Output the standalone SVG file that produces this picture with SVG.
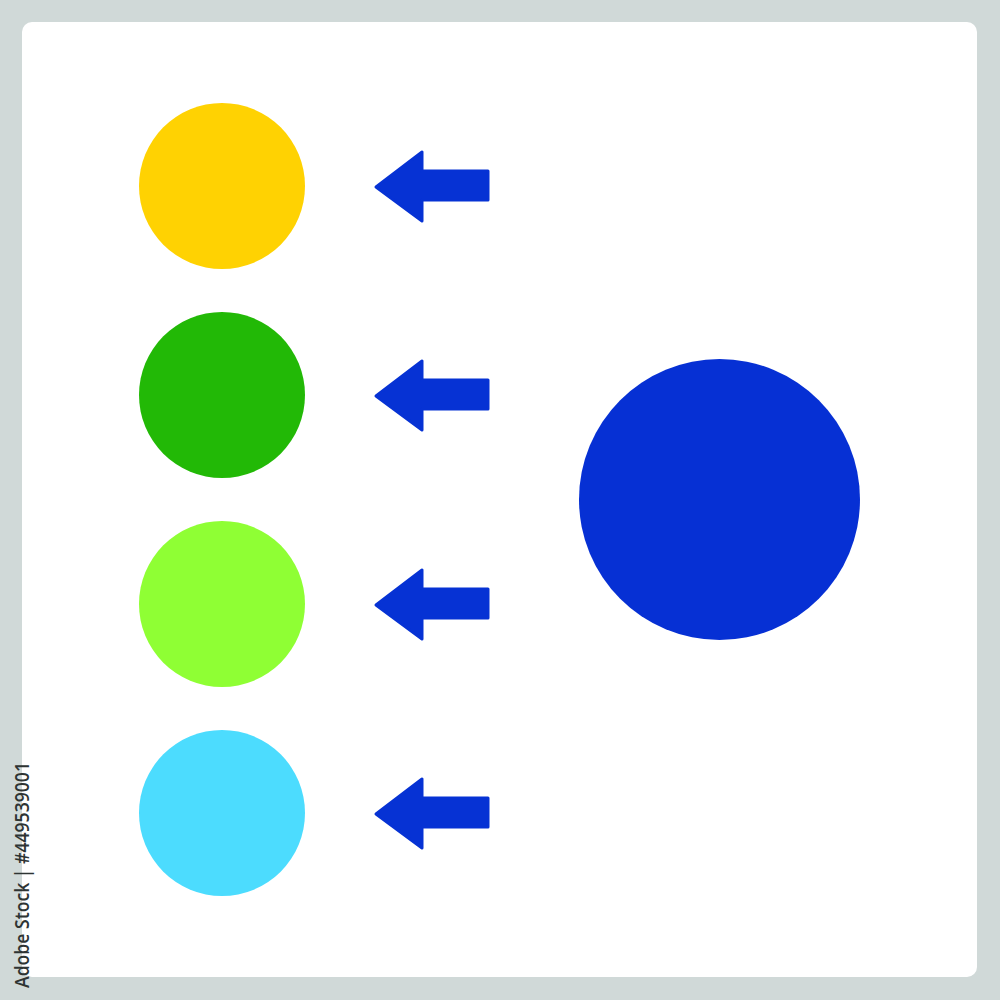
<svg xmlns="http://www.w3.org/2000/svg" width="1000" height="1000" viewBox="0 0 1000 1000">
<defs>
<style>
.arrow{fill:#0632D4;stroke:#0632D4;stroke-width:3;stroke-linejoin:round}
.side{font-family:"Open Sans","Liberation Sans",sans-serif;font-size:20px;font-weight:600;fill:#2E3433}
</style>
<path id="arr" d="M376 1 L422 -34 L422 -15 L488 -15 L488 14 L422 14 L422 35 Z"/>
</defs>
<rect x="0" y="0" width="1000" height="1000" fill="#D0D9D8"/>
<rect x="22" y="22" width="955" height="955" rx="10" fill="#FFFFFF"/>
<g id="node-yellow"><circle cx="222" cy="186" r="83" fill="#FFD202"/></g>
<g id="node-green"><circle cx="222" cy="395" r="83" fill="#22B906"/></g>
<g id="node-lightgreen"><circle cx="222" cy="604" r="83" fill="#8FFF34"/></g>
<g id="node-cyan"><circle cx="222" cy="813" r="83" fill="#4CDCFE"/></g>
<g id="node-blue"><circle cx="719.5" cy="499.5" r="140.5" fill="#0630D4"/></g>
<g id="connectors">
<use href="#arr" class="arrow" transform="translate(0,186)"/>
<use href="#arr" class="arrow" transform="translate(0,395)"/>
<use href="#arr" class="arrow" transform="translate(0,604)"/>
<use href="#arr" class="arrow" transform="translate(0,813)"/>
</g>
<text class="side" transform="translate(29,988) rotate(-90)" textLength="226" lengthAdjust="spacingAndGlyphs">Adobe Stock | #449539001</text>
</svg>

■ TASK DESCRIPTION
Leave out the pictures and give the listing above again exactly.

■ WRITTEN RESPONSE
Output the standalone SVG file that produces this picture with SVG.
<svg xmlns="http://www.w3.org/2000/svg" width="1000" height="1000" viewBox="0 0 1000 1000">
<defs>
<style>
.arrow{fill:#0632D4;stroke:#0632D4;stroke-width:3;stroke-linejoin:round}
.side{font-family:"Open Sans","Liberation Sans",sans-serif;font-size:20px;font-weight:600;fill:#2E3433}
</style>
<path id="arr" d="M376 1 L422 -34 L422 -15 L488 -15 L488 14 L422 14 L422 35 Z"/>
</defs>
<rect x="0" y="0" width="1000" height="1000" fill="#D0D9D8"/>
<rect x="22" y="22" width="955" height="955" rx="10" fill="#FFFFFF"/>
<g id="node-yellow"><circle cx="222" cy="186" r="83" fill="#FFD202"/></g>
<g id="node-green"><circle cx="222" cy="395" r="83" fill="#22B906"/></g>
<g id="node-lightgreen"><circle cx="222" cy="604" r="83" fill="#8FFF34"/></g>
<g id="node-cyan"><circle cx="222" cy="813" r="83" fill="#4CDCFE"/></g>
<g id="node-blue"><circle cx="719.5" cy="499.5" r="140.5" fill="#0630D4"/></g>
<g id="connectors">
<use href="#arr" class="arrow" transform="translate(0,186)"/>
<use href="#arr" class="arrow" transform="translate(0,395)"/>
<use href="#arr" class="arrow" transform="translate(0,604)"/>
<use href="#arr" class="arrow" transform="translate(0,813)"/>
</g>
<text class="side" transform="translate(29,988) rotate(-90)" textLength="226" lengthAdjust="spacingAndGlyphs">Adobe Stock | #449539001</text>
</svg>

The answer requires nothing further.